The estate is open 11am-4pm with adults costing £4.50 and children visiting for free.
Visit https://mapperton.com for more information/
Shaftesbury Snowdrop Festival
Visit Shaftesbury throughout the month of February and you'll find the whole town is awash with snowdrops. Every year locals plant thousands of bulbs in the hope of becoming the first ever 'Snowdrop Town'. Since starting in 2012 the town have planted over 180,000 snowdrops. On the 9th February there is a specialist study day showcasing talks from various experts, a snowdrop sale, sumptuous luncheon and a Q&A with the experts, including a guided tour of Shaftesbury's heritage snowdrops.
Visit www.shaftesburysnowdrops.org for more information.
Shaftesbury Abbey Museum & Garden
Whilst on your visit to Shaftesbury for the Snowdrop Festival head to the Shaftesbury Abbey foundations. Nestled in their own private walled garden, the ruins of the once prolific Abbey promote a sense of serenity and calm for all who visit.
Although normally opening from April onwards, the museum and gardens open especially for the Snowdrop Festival between the 9th and 17th of February.
Admission is £4 with concessions entering for £3, and children under 16 enjoying the experience for free. Visit shaftesburyabbey.org.uk for more information.
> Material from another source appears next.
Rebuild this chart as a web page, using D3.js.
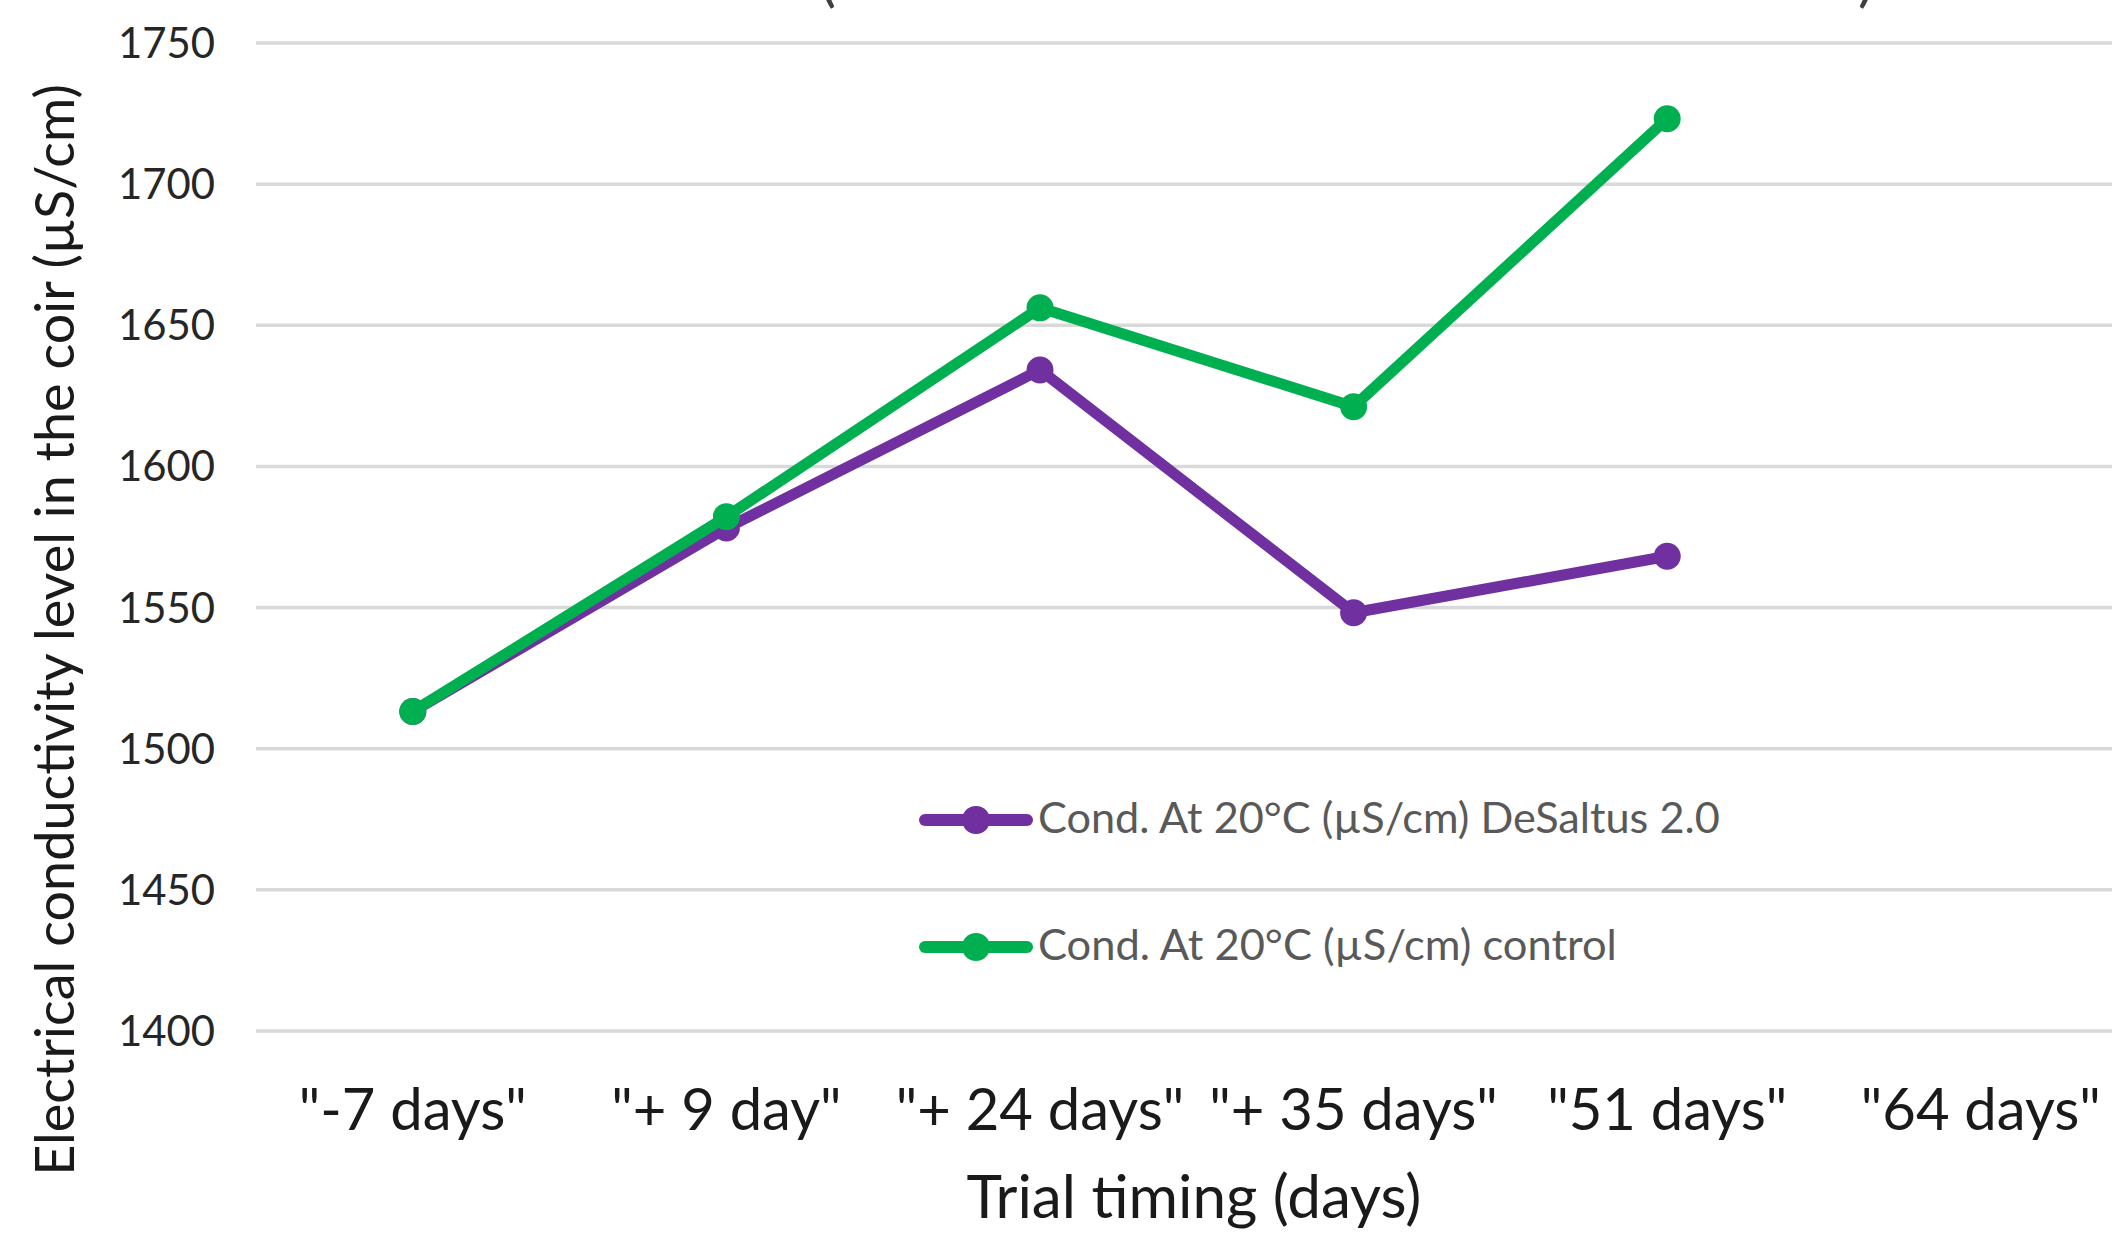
<!DOCTYPE html>
<html>
<head>
<meta charset="utf-8">
<script src="https://cdn.jsdelivr.net/npm/d3@7/dist/d3.min.js"></script>
<style>
  html, body { margin: 0; padding: 0; background: #fff; overflow: hidden; }
  svg { display: block; }
  text { font-family: Lato, "Open Sans", sans-serif; }
</style>
</head>
<body>
<svg id="chart" width="2112" height="1234"></svg>
<script>
// ---- data ----
const categories = ['"-7 days"', '"+ 9 day"', '"+ 24 days"', '"+ 35 days"', '"51 days"', '"64 days"'];
const desaltus = [1513, 1578, 1634, 1548, 1568, null];
const control  = [1513, 1582, 1656, 1621, 1723, null];
const yTicks = [1400, 1450, 1500, 1550, 1600, 1650, 1700, 1750];
const seriesNames = ["Cond. At 20°C (µS/cm) DeSaltus 2.0", "Cond. At 20°C (µS/cm) control"];
const seriesColors = ["#7030A0", "#00B050"];
const xTitle = "Trial timing (days)";
const yTitle = "Electrical conductivity level in the coir (µS/cm)";

const svg = d3.select("#chart");

// layout
const plotLeft = 256, step = 313.6;
const plotRight = plotLeft + step * categories.length;
const yTop = 42.5, yBottom = 1030.5;

const x = d3.scaleBand().domain(categories).range([plotLeft, plotRight]).padding(0);
const xc = c => x(c) + x.bandwidth() / 2;
const y = d3.scaleLinear().domain([1400, 1750]).range([yBottom, yTop]);

function fitFont(sel, target, start) {
  sel.attr("font-size", start);
  const len = sel.node().getComputedTextLength();
  const fs = start * target / len;
  sel.attr("font-size", fs);
  return fs;
}

// partial title (only bottoms of parentheses visible in the reference)
svg.append("text").attr("x", 828).attr("y", 0).attr("font-size", 60)
  .attr("text-anchor", "middle").attr("fill", "#404040").text("(");
svg.append("text").attr("x", 1866).attr("y", 0).attr("font-size", 60)
  .attr("text-anchor", "middle").attr("fill", "#404040").text(")");

// grid + y axis
const yAxis = d3.axisLeft(y).tickValues(yTicks).tickFormat(d3.format("d"))
  .tickSize(-(plotRight - plotLeft)).tickPadding(0);
const gy = svg.append("g").attr("transform", `translate(${plotLeft},0)`).call(yAxis);
gy.select(".domain").remove();
gy.selectAll(".tick line").attr("stroke", "#d9d9d9").attr("stroke-width", 3.5);
const probe = svg.append("text").text("1750");
const tickFs = fitFont(probe, 97, 40);
probe.remove();
gy.selectAll(".tick text").attr("font-size", tickFs).attr("fill", "#262626")
  .attr("x", 215 - plotLeft).attr("dy", null).attr("y", tickFs * 0.36)
  .attr("text-anchor", "end");

// x axis labels
const xAxis = d3.axisBottom(x).tickSize(0).tickPadding(0);
const gx = svg.append("g").attr("transform", `translate(0,${yBottom})`).call(xAxis);
gx.select(".domain").remove();
const probe2 = svg.append("text").text(categories[0]);
const xFs = fitFont(probe2, 228, 40);
probe2.remove();
gx.selectAll(".tick text").attr("font-size", xFs).attr("fill", "#1a1a1a")
  .attr("dy", null).attr("y", 1130 - yBottom);

// axis titles
const xt = svg.append("text").attr("x", 1194).attr("y", 1218)
  .attr("text-anchor", "middle").attr("fill", "#1a1a1a").text(xTitle);
fitFont(xt, 455, 50);

const yt = svg.append("text").attr("text-anchor", "middle").attr("fill", "#1a1a1a")
  .attr("transform", "translate(74,630) rotate(-90)").text(yTitle);
fitFont(yt, 1092, 50);

// series
const seriesData = [desaltus, control];
const line = d3.line()
  .defined(d => d.v != null)
  .x(d => xc(d.c)).y(d => y(d.v));

seriesData.forEach((vals, i) => {
  const pts = categories.map((c, j) => ({ c, v: vals[j] }));
  const g = svg.append("g");
  g.append("path").datum(pts).attr("d", line)
    .attr("fill", "none").attr("stroke", seriesColors[i])
    .attr("stroke-width", 11).attr("stroke-linejoin", "round").attr("stroke-linecap", "round");
  g.selectAll("circle").data(pts.filter(d => d.v != null)).join("circle")
    .attr("cx", d => xc(d.c)).attr("cy", d => y(d.v)).attr("r", 13.5)
    .attr("fill", seriesColors[i]);
});

// legend
const legY = [820, 947];
seriesNames.forEach((name, i) => {
  const g = svg.append("g");
  g.append("line").attr("x1", 925).attr("x2", 1027).attr("y1", legY[i]).attr("y2", legY[i])
    .attr("stroke", seriesColors[i]).attr("stroke-width", 12).attr("stroke-linecap", "round");
  g.append("circle").attr("cx", 976).attr("cy", legY[i]).attr("r", 14).attr("fill", seriesColors[i]);
  const t = g.append("text").attr("x", 1038).attr("y", legY[i] + 13).attr("fill", "#595959").text(name);
  fitFont(t, i === 0 ? 682 : 579, 40);
});
</script>
</body>
</html>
The picturesque and charmingly named village of Affpuddle, located in Purbeck looks like a scene from a chocolate box with its quaint thatched cottages and large stretches of village greenery. However, the early arrival of snowdrops this year is making for an even more idyllic scene. Patches of perfectly formed snowdrops are popping up along the banks of Affpuddle's many streams, making for a gloriously scenic country walk for the whole family.